▶ [Stated goal]: Write out, precisely and in full, each line of the material.

▶ [Collected material]:
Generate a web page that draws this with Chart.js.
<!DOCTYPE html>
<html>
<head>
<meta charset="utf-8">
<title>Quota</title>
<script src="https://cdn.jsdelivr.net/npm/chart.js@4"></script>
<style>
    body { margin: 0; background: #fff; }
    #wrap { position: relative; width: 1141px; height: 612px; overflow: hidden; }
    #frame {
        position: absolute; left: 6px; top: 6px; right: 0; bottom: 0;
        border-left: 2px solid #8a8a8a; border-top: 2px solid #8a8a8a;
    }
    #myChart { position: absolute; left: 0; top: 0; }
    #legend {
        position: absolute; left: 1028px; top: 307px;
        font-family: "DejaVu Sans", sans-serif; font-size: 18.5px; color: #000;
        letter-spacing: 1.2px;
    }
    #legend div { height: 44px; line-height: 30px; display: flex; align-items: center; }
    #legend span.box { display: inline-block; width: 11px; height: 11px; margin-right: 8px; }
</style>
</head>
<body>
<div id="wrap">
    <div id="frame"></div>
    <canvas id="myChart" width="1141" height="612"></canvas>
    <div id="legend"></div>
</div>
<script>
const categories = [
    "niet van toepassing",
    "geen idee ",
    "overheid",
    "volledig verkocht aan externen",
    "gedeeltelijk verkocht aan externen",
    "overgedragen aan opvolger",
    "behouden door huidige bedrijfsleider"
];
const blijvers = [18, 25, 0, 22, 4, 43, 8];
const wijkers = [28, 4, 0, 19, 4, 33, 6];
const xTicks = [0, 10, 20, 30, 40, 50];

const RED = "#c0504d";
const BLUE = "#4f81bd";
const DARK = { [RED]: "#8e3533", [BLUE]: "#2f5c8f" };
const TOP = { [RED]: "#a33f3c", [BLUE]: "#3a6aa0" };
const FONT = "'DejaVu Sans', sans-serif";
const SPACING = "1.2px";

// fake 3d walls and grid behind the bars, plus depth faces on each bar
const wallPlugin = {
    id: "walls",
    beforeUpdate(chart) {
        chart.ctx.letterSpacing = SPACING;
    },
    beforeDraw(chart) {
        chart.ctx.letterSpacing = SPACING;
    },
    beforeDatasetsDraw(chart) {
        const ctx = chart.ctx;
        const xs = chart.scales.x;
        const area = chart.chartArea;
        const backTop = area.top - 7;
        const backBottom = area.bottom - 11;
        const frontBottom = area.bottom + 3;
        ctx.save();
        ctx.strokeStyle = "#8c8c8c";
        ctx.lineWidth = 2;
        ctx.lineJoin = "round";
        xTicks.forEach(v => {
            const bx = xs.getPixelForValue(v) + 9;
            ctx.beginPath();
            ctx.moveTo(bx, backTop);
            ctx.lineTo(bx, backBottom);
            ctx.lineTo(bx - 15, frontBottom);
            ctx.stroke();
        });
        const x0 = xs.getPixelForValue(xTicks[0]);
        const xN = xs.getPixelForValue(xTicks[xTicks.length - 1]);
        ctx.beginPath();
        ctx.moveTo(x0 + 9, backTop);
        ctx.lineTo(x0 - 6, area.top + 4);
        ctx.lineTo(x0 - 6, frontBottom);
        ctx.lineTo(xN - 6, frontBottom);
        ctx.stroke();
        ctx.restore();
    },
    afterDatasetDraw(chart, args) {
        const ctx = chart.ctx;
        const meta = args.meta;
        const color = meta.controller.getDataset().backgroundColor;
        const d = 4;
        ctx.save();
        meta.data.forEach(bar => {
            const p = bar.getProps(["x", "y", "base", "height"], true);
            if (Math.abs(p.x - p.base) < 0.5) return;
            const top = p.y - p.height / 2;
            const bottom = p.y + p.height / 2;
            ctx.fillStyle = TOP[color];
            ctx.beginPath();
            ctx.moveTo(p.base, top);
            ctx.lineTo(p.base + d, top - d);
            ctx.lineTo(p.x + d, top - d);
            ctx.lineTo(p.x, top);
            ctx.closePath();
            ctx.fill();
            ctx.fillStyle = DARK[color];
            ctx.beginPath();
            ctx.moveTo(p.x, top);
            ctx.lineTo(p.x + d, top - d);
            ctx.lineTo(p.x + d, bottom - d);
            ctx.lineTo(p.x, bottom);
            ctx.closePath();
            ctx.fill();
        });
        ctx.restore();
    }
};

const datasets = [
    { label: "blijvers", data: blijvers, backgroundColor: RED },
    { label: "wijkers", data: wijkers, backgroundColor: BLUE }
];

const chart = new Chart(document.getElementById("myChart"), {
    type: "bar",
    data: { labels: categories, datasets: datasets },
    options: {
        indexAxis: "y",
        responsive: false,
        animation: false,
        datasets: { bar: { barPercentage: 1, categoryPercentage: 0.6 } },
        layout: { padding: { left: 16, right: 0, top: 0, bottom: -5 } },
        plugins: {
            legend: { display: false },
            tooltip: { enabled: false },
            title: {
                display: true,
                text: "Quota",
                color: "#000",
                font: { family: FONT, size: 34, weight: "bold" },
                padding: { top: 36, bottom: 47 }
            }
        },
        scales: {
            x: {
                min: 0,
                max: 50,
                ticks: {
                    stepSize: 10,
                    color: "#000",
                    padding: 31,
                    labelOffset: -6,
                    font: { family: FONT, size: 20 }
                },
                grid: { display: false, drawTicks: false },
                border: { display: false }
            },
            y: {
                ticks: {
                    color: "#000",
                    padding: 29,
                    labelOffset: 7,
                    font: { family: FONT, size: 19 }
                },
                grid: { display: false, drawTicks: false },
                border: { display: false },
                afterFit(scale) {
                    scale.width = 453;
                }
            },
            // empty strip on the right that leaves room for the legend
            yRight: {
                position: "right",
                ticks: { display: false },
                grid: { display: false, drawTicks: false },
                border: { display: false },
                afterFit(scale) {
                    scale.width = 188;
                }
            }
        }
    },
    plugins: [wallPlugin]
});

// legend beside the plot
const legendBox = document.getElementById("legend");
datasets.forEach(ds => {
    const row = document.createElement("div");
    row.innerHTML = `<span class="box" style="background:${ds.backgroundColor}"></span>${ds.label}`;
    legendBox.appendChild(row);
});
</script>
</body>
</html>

▶ [Task result]:
Generate a web page that draws this with Chart.js.
<!DOCTYPE html>
<html>
<head>
<meta charset="utf-8">
<title>Quota</title>
<script src="https://cdn.jsdelivr.net/npm/chart.js@4"></script>
<style>
    body { margin: 0; background: #fff; }
    #wrap { position: relative; width: 1141px; height: 612px; overflow: hidden; }
    #frame {
        position: absolute; left: 6px; top: 6px; right: 0; bottom: 0;
        border-left: 2px solid #8a8a8a; border-top: 2px solid #8a8a8a;
    }
    #myChart { position: absolute; left: 0; top: 0; }
    #legend {
        position: absolute; left: 1028px; top: 307px;
        font-family: "DejaVu Sans", sans-serif; font-size: 18.5px; color: #000;
        letter-spacing: 1.2px;
    }
    #legend div { height: 44px; line-height: 30px; display: flex; align-items: center; }
    #legend span.box { display: inline-block; width: 11px; height: 11px; margin-right: 8px; }
</style>
</head>
<body>
<div id="wrap">
    <div id="frame"></div>
    <canvas id="myChart" width="1141" height="612"></canvas>
    <div id="legend"></div>
</div>
<script>
const categories = [
    "niet van toepassing",
    "geen idee ",
    "overheid",
    "volledig verkocht aan externen",
    "gedeeltelijk verkocht aan externen",
    "overgedragen aan opvolger",
    "behouden door huidige bedrijfsleider"
];
const blijvers = [18, 25, 0, 22, 4, 43, 8];
const wijkers = [28, 4, 0, 19, 4, 33, 6];
const xTicks = [0, 10, 20, 30, 40, 50];

const RED = "#c0504d";
const BLUE = "#4f81bd";
const DARK = { [RED]: "#8e3533", [BLUE]: "#2f5c8f" };
const TOP = { [RED]: "#a33f3c", [BLUE]: "#3a6aa0" };
const FONT = "'DejaVu Sans', sans-serif";
const SPACING = "1.2px";

// fake 3d walls and grid behind the bars, plus depth faces on each bar
const wallPlugin = {
    id: "walls",
    beforeUpdate(chart) {
        chart.ctx.letterSpacing = SPACING;
    },
    beforeDraw(chart) {
        chart.ctx.letterSpacing = SPACING;
    },
    beforeDatasetsDraw(chart) {
        const ctx = chart.ctx;
        const xs = chart.scales.x;
        const area = chart.chartArea;
        const backTop = area.top - 7;
        const backBottom = area.bottom - 11;
        const frontBottom = area.bottom + 3;
        ctx.save();
        ctx.strokeStyle = "#8c8c8c";
        ctx.lineWidth = 2;
        ctx.lineJoin = "round";
        xTicks.forEach(v => {
            const bx = xs.getPixelForValue(v) + 9;
            ctx.beginPath();
            ctx.moveTo(bx, backTop);
            ctx.lineTo(bx, backBottom);
            ctx.lineTo(bx - 15, frontBottom);
            ctx.stroke();
        });
        const x0 = xs.getPixelForValue(xTicks[0]);
        const xN = xs.getPixelForValue(xTicks[xTicks.length - 1]);
        ctx.beginPath();
        ctx.moveTo(x0 + 9, backTop);
        ctx.lineTo(x0 - 6, area.top + 4);
        ctx.lineTo(x0 - 6, frontBottom);
        ctx.lineTo(xN - 6, frontBottom);
        ctx.stroke();
        ctx.restore();
    },
    afterDatasetDraw(chart, args) {
        const ctx = chart.ctx;
        const meta = args.meta;
        const color = meta.controller.getDataset().backgroundColor;
        const d = 4;
        ctx.save();
        meta.data.forEach(bar => {
            const p = bar.getProps(["x", "y", "base", "height"], true);
            if (Math.abs(p.x - p.base) < 0.5) return;
            const top = p.y - p.height / 2;
            const bottom = p.y + p.height / 2;
            ctx.fillStyle = TOP[color];
            ctx.beginPath();
            ctx.moveTo(p.base, top);
            ctx.lineTo(p.base + d, top - d);
            ctx.lineTo(p.x + d, top - d);
            ctx.lineTo(p.x, top);
            ctx.closePath();
            ctx.fill();
            ctx.fillStyle = DARK[color];
            ctx.beginPath();
            ctx.moveTo(p.x, top);
            ctx.lineTo(p.x + d, top - d);
            ctx.lineTo(p.x + d, bottom - d);
            ctx.lineTo(p.x, bottom);
            ctx.closePath();
            ctx.fill();
        });
        ctx.restore();
    }
};

const datasets = [
    { label: "blijvers", data: blijvers, backgroundColor: RED },
    { label: "wijkers", data: wijkers, backgroundColor: BLUE }
];

const chart = new Chart(document.getElementById("myChart"), {
    type: "bar",
    data: { labels: categories, datasets: datasets },
    options: {
        indexAxis: "y",
        responsive: false,
        animation: false,
        datasets: { bar: { barPercentage: 1, categoryPercentage: 0.6 } },
        layout: { padding: { left: 16, right: 0, top: 0, bottom: -5 } },
        plugins: {
            legend: { display: false },
            tooltip: { enabled: false },
            title: {
                display: true,
                text: "Quota",
                color: "#000",
                font: { family: FONT, size: 34, weight: "bold" },
                padding: { top: 36, bottom: 47 }
            }
        },
        scales: {
            x: {
                min: 0,
                max: 50,
                ticks: {
                    stepSize: 10,
                    color: "#000",
                    padding: 31,
                    labelOffset: -6,
                    font: { family: FONT, size: 20 }
                },
                grid: { display: false, drawTicks: false },
                border: { display: false }
            },
            y: {
                ticks: {
                    color: "#000",
                    padding: 29,
                    labelOffset: 7,
                    font: { family: FONT, size: 19 }
                },
                grid: { display: false, drawTicks: false },
                border: { display: false },
                afterFit(scale) {
                    scale.width = 453;
                }
            },
            // empty strip on the right that leaves room for the legend
            yRight: {
                position: "right",
                ticks: { display: false },
                grid: { display: false, drawTicks: false },
                border: { display: false },
                afterFit(scale) {
                    scale.width = 188;
                }
            }
        }
    },
    plugins: [wallPlugin]
});

// legend beside the plot
const legendBox = document.getElementById("legend");
datasets.forEach(ds => {
    const row = document.createElement("div");
    row.innerHTML = `<span class="box" style="background:${ds.backgroundColor}"></span>${ds.label}`;
    legendBox.appendChild(row);
});
</script>
</body>
</html>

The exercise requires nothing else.